The primary reason for the release of these profiles is to provide elected officials and their constituents the opportunity to have meaningful conversations with each other about the cost of living in their legislative districts. From the lack of affordable housing, the limited number of child care seats available to the challenges of accessing public transportation, each legislative profile reveals both the challenges and opportunities that exist to improve economic well-being in our communities.
In Congressional District 13 in the San Francisco Bay Area, for example, we see neighborhood clusters in Alameda and Country Costa counties represented. Within a few miles from each other, we see that 63% of households in the neighborhood cluster of South-Central Oakland struggle to meet basic needs compared to 18% in East Oakland and Piedmont. What are some of the structural mechanisms that are contributing to these disparities and what intervention programs would be needed to ensure households in South-Central Oakland can succeed and thrive within their local community? These questions among elected officials and their constituents allow us to acknowledge inequities and resource disparities but more importantly, to provide opportunities for engagement on what we can do together to help some of the most vulnerable in our local communities.
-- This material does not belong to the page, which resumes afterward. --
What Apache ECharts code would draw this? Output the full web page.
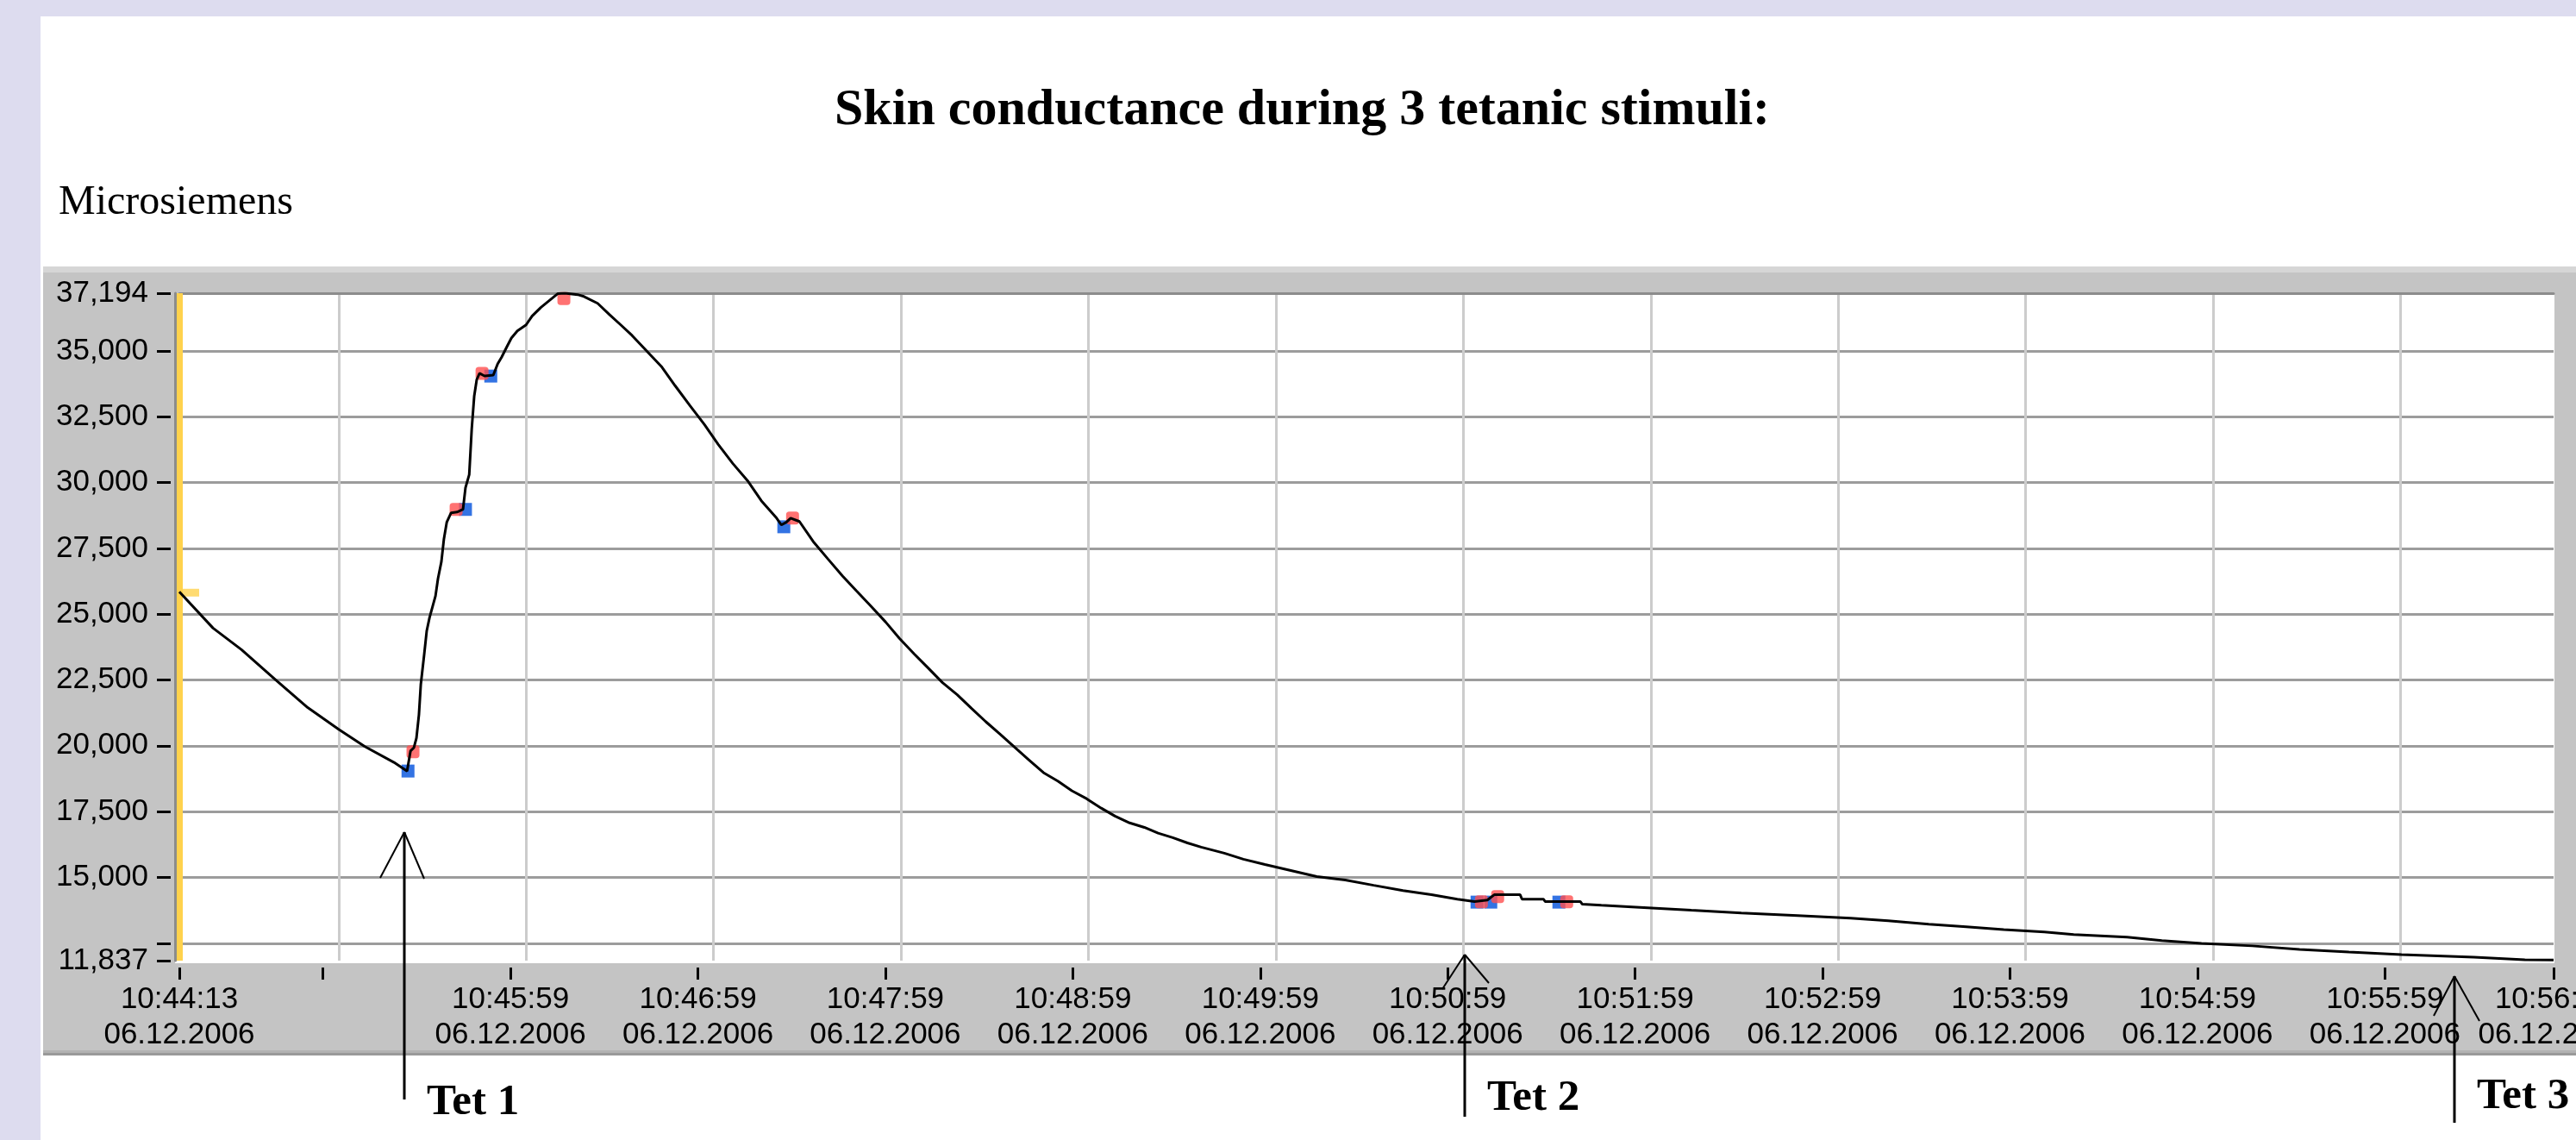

To help accompany these legislative profiles, we encourage everyone adopting them to use our county profiles, our public data set and our robust set of resources available on our Real Cost Measure website as part of our interactions with elected officials. Included there is data on single mothers, seniors, and households with young children, and other vulnerable populations, in addition to findings on how the Real Cost Measure intersects with ethnicity, educational attainment, citizenship status and more.
We hope these legislative profiles will be helpful not only for California United Ways and their partners, but for everyone who cares about making ends meet throughout the state.